• GOAL OF THE EXERCISE: Reproduce the full listing below unchanged, apart from the pictures.

·····

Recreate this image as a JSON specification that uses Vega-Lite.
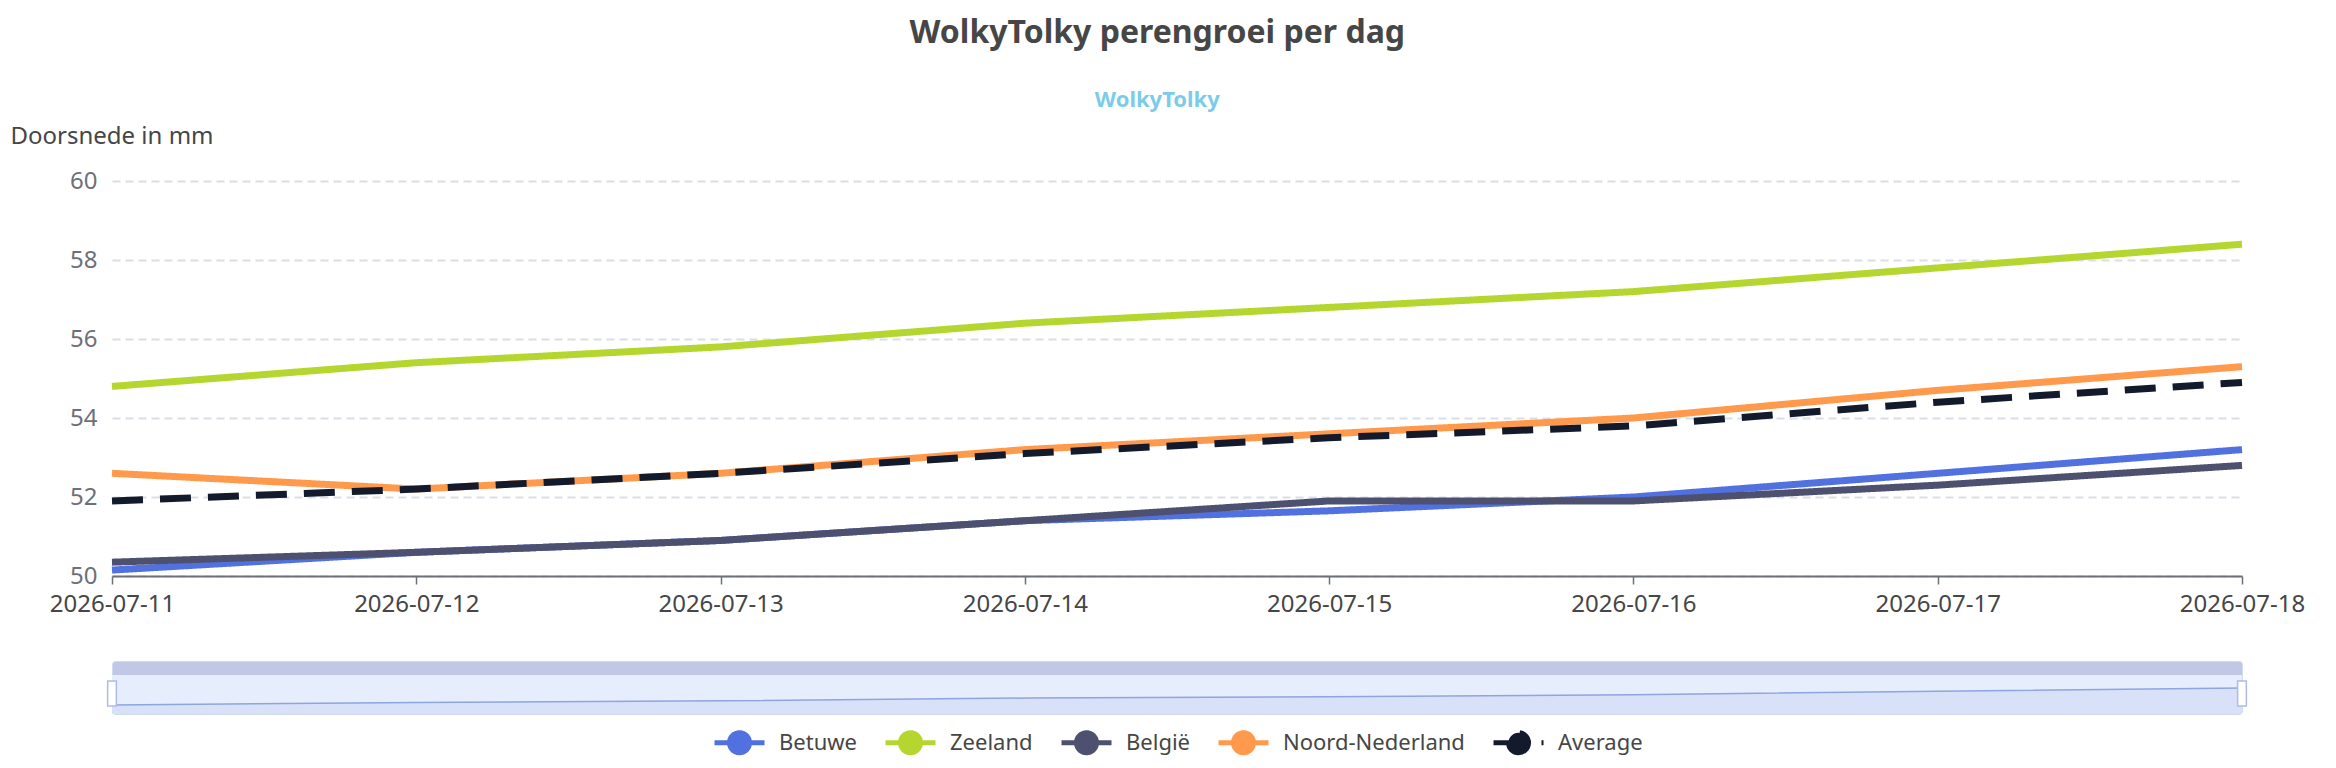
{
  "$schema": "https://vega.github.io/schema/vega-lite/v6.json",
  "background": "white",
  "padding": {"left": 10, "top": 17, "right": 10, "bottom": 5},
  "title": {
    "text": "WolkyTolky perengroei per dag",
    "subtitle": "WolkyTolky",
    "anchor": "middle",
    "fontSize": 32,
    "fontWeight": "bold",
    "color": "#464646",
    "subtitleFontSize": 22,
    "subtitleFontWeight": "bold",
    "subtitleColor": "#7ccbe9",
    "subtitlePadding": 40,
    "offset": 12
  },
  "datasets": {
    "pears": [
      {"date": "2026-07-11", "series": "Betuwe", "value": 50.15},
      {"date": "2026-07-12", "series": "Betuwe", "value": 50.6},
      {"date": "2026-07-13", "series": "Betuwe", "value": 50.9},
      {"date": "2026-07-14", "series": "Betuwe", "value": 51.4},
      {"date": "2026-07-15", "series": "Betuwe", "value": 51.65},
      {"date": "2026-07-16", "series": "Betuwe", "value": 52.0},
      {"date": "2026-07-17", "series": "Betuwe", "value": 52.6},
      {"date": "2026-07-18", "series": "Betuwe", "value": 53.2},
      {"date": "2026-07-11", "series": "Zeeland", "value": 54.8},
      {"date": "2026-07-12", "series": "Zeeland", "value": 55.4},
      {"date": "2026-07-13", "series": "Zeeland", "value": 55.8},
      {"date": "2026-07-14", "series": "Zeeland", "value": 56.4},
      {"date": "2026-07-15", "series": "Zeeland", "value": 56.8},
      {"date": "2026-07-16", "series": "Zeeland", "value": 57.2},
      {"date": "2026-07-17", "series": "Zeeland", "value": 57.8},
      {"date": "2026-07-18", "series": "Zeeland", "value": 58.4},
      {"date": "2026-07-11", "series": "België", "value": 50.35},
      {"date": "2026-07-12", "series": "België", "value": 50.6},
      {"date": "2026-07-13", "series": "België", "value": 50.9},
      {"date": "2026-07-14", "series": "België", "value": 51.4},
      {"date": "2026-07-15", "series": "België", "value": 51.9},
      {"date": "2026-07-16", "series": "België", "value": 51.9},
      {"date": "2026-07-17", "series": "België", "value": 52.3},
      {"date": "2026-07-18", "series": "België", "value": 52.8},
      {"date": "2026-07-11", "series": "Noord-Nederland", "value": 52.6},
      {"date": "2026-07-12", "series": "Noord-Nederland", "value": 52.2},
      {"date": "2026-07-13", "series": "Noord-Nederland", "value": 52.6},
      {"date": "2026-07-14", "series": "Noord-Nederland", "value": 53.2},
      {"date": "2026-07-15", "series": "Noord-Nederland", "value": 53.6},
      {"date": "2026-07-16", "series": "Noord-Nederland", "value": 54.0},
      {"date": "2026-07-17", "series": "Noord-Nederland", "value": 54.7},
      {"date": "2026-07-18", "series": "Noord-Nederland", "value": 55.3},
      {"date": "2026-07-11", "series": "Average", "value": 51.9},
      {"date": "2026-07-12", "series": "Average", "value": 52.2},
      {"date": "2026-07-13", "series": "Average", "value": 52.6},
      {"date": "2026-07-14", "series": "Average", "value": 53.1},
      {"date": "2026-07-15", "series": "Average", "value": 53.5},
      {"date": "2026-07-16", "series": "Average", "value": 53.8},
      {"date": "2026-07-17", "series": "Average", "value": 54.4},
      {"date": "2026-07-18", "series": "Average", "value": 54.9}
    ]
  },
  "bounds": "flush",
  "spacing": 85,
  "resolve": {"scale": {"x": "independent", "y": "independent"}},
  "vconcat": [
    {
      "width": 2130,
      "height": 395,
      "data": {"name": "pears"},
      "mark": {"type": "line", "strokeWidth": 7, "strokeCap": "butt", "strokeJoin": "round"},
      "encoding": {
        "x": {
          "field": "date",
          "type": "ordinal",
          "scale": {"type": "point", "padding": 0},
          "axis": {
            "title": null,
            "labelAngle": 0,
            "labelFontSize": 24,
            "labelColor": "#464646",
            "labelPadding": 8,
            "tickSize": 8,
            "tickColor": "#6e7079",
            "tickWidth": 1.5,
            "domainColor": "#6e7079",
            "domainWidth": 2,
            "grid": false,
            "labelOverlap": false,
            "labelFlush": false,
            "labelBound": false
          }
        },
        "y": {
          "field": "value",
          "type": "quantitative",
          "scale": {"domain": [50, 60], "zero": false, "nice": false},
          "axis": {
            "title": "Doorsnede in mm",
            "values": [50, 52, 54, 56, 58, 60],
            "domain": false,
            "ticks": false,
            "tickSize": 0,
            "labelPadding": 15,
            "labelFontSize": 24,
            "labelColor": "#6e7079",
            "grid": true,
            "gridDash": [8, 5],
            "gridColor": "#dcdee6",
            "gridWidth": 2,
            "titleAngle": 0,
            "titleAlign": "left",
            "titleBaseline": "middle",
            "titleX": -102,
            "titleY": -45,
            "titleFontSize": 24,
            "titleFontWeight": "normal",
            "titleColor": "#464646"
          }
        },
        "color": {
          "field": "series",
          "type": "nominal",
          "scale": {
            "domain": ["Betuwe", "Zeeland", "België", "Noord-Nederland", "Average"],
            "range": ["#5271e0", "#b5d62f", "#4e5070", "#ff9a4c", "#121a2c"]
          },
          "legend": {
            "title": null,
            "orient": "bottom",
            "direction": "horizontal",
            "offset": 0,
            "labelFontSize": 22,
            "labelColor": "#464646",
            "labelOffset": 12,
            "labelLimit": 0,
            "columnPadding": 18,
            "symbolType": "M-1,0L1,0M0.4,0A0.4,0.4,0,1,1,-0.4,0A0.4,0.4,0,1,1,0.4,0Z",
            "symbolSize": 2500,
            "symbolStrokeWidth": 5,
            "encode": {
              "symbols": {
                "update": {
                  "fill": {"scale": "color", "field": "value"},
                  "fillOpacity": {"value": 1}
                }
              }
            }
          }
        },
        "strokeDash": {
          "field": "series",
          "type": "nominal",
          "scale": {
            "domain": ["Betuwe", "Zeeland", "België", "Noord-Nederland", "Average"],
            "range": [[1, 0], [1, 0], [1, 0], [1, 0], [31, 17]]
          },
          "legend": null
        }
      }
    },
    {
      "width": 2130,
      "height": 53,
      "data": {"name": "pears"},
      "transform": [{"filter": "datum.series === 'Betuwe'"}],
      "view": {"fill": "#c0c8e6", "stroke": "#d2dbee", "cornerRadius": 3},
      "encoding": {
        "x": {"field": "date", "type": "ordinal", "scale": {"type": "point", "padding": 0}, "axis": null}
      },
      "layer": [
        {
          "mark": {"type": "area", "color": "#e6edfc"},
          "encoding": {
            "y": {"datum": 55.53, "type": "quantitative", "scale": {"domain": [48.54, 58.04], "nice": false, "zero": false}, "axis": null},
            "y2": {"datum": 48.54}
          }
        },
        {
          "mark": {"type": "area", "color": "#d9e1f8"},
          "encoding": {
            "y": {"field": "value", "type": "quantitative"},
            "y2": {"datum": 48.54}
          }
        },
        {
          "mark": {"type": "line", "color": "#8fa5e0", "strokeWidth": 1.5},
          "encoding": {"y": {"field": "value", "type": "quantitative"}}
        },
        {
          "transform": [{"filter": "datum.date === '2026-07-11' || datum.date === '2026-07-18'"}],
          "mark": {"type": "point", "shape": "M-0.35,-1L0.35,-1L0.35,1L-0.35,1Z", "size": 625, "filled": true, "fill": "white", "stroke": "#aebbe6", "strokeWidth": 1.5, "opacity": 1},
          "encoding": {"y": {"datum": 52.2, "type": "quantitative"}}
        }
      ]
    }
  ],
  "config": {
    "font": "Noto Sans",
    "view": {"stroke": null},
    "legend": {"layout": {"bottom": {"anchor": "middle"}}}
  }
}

·····

• SOLUTION TO THIS EXERCISE:
Recreate this image as a JSON specification that uses Vega-Lite.
{
  "$schema": "https://vega.github.io/schema/vega-lite/v6.json",
  "background": "white",
  "padding": {"left": 10, "top": 17, "right": 10, "bottom": 5},
  "title": {
    "text": "WolkyTolky perengroei per dag",
    "subtitle": "WolkyTolky",
    "anchor": "middle",
    "fontSize": 32,
    "fontWeight": "bold",
    "color": "#464646",
    "subtitleFontSize": 22,
    "subtitleFontWeight": "bold",
    "subtitleColor": "#7ccbe9",
    "subtitlePadding": 40,
    "offset": 12
  },
  "datasets": {
    "pears": [
      {"date": "2026-07-11", "series": "Betuwe", "value": 50.15},
      {"date": "2026-07-12", "series": "Betuwe", "value": 50.6},
      {"date": "2026-07-13", "series": "Betuwe", "value": 50.9},
      {"date": "2026-07-14", "series": "Betuwe", "value": 51.4},
      {"date": "2026-07-15", "series": "Betuwe", "value": 51.65},
      {"date": "2026-07-16", "series": "Betuwe", "value": 52.0},
      {"date": "2026-07-17", "series": "Betuwe", "value": 52.6},
      {"date": "2026-07-18", "series": "Betuwe", "value": 53.2},
      {"date": "2026-07-11", "series": "Zeeland", "value": 54.8},
      {"date": "2026-07-12", "series": "Zeeland", "value": 55.4},
      {"date": "2026-07-13", "series": "Zeeland", "value": 55.8},
      {"date": "2026-07-14", "series": "Zeeland", "value": 56.4},
      {"date": "2026-07-15", "series": "Zeeland", "value": 56.8},
      {"date": "2026-07-16", "series": "Zeeland", "value": 57.2},
      {"date": "2026-07-17", "series": "Zeeland", "value": 57.8},
      {"date": "2026-07-18", "series": "Zeeland", "value": 58.4},
      {"date": "2026-07-11", "series": "België", "value": 50.35},
      {"date": "2026-07-12", "series": "België", "value": 50.6},
      {"date": "2026-07-13", "series": "België", "value": 50.9},
      {"date": "2026-07-14", "series": "België", "value": 51.4},
      {"date": "2026-07-15", "series": "België", "value": 51.9},
      {"date": "2026-07-16", "series": "België", "value": 51.9},
      {"date": "2026-07-17", "series": "België", "value": 52.3},
      {"date": "2026-07-18", "series": "België", "value": 52.8},
      {"date": "2026-07-11", "series": "Noord-Nederland", "value": 52.6},
      {"date": "2026-07-12", "series": "Noord-Nederland", "value": 52.2},
      {"date": "2026-07-13", "series": "Noord-Nederland", "value": 52.6},
      {"date": "2026-07-14", "series": "Noord-Nederland", "value": 53.2},
      {"date": "2026-07-15", "series": "Noord-Nederland", "value": 53.6},
      {"date": "2026-07-16", "series": "Noord-Nederland", "value": 54.0},
      {"date": "2026-07-17", "series": "Noord-Nederland", "value": 54.7},
      {"date": "2026-07-18", "series": "Noord-Nederland", "value": 55.3},
      {"date": "2026-07-11", "series": "Average", "value": 51.9},
      {"date": "2026-07-12", "series": "Average", "value": 52.2},
      {"date": "2026-07-13", "series": "Average", "value": 52.6},
      {"date": "2026-07-14", "series": "Average", "value": 53.1},
      {"date": "2026-07-15", "series": "Average", "value": 53.5},
      {"date": "2026-07-16", "series": "Average", "value": 53.8},
      {"date": "2026-07-17", "series": "Average", "value": 54.4},
      {"date": "2026-07-18", "series": "Average", "value": 54.9}
    ]
  },
  "bounds": "flush",
  "spacing": 85,
  "resolve": {"scale": {"x": "independent", "y": "independent"}},
  "vconcat": [
    {
      "width": 2130,
      "height": 395,
      "data": {"name": "pears"},
      "mark": {"type": "line", "strokeWidth": 7, "strokeCap": "butt", "strokeJoin": "round"},
      "encoding": {
        "x": {
          "field": "date",
          "type": "ordinal",
          "scale": {"type": "point", "padding": 0},
          "axis": {
            "title": null,
            "labelAngle": 0,
            "labelFontSize": 24,
            "labelColor": "#464646",
            "labelPadding": 8,
            "tickSize": 8,
            "tickColor": "#6e7079",
            "tickWidth": 1.5,
            "domainColor": "#6e7079",
            "domainWidth": 2,
            "grid": false,
            "labelOverlap": false,
            "labelFlush": false,
            "labelBound": false
          }
        },
        "y": {
          "field": "value",
          "type": "quantitative",
          "scale": {"domain": [50, 60], "zero": false, "nice": false},
          "axis": {
            "title": "Doorsnede in mm",
            "values": [50, 52, 54, 56, 58, 60],
            "domain": false,
            "ticks": false,
            "tickSize": 0,
            "labelPadding": 15,
            "labelFontSize": 24,
            "labelColor": "#6e7079",
            "grid": true,
            "gridDash": [8, 5],
            "gridColor": "#dcdee6",
            "gridWidth": 2,
            "titleAngle": 0,
            "titleAlign": "left",
            "titleBaseline": "middle",
            "titleX": -102,
            "titleY": -45,
            "titleFontSize": 24,
            "titleFontWeight": "normal",
            "titleColor": "#464646"
          }
        },
        "color": {
          "field": "series",
          "type": "nominal",
          "scale": {
            "domain": ["Betuwe", "Zeeland", "België", "Noord-Nederland", "Average"],
            "range": ["#5271e0", "#b5d62f", "#4e5070", "#ff9a4c", "#121a2c"]
          },
          "legend": {
            "title": null,
            "orient": "bottom",
            "direction": "horizontal",
            "offset": 0,
            "labelFontSize": 22,
            "labelColor": "#464646",
            "labelOffset": 12,
            "labelLimit": 0,
            "columnPadding": 18,
            "symbolType": "M-1,0L1,0M0.4,0A0.4,0.4,0,1,1,-0.4,0A0.4,0.4,0,1,1,0.4,0Z",
            "symbolSize": 2500,
            "symbolStrokeWidth": 5,
            "encode": {
              "symbols": {
                "update": {
                  "fill": {"scale": "color", "field": "value"},
                  "fillOpacity": {"value": 1}
                }
              }
            }
          }
        },
        "strokeDash": {
          "field": "series",
          "type": "nominal",
          "scale": {
            "domain": ["Betuwe", "Zeeland", "België", "Noord-Nederland", "Average"],
            "range": [[1, 0], [1, 0], [1, 0], [1, 0], [31, 17]]
          },
          "legend": null
        }
      }
    },
    {
      "width": 2130,
      "height": 53,
      "data": {"name": "pears"},
      "transform": [{"filter": "datum.series === 'Betuwe'"}],
      "view": {"fill": "#c0c8e6", "stroke": "#d2dbee", "cornerRadius": 3},
      "encoding": {
        "x": {"field": "date", "type": "ordinal", "scale": {"type": "point", "padding": 0}, "axis": null}
      },
      "layer": [
        {
          "mark": {"type": "area", "color": "#e6edfc"},
          "encoding": {
            "y": {"datum": 55.53, "type": "quantitative", "scale": {"domain": [48.54, 58.04], "nice": false, "zero": false}, "axis": null},
            "y2": {"datum": 48.54}
          }
        },
        {
          "mark": {"type": "area", "color": "#d9e1f8"},
          "encoding": {
            "y": {"field": "value", "type": "quantitative"},
            "y2": {"datum": 48.54}
          }
        },
        {
          "mark": {"type": "line", "color": "#8fa5e0", "strokeWidth": 1.5},
          "encoding": {"y": {"field": "value", "type": "quantitative"}}
        },
        {
          "transform": [{"filter": "datum.date === '2026-07-11' || datum.date === '2026-07-18'"}],
          "mark": {"type": "point", "shape": "M-0.35,-1L0.35,-1L0.35,1L-0.35,1Z", "size": 625, "filled": true, "fill": "white", "stroke": "#aebbe6", "strokeWidth": 1.5, "opacity": 1},
          "encoding": {"y": {"datum": 52.2, "type": "quantitative"}}
        }
      ]
    }
  ],
  "config": {
    "font": "Noto Sans",
    "view": {"stroke": null},
    "legend": {"layout": {"bottom": {"anchor": "middle"}}}
  }
}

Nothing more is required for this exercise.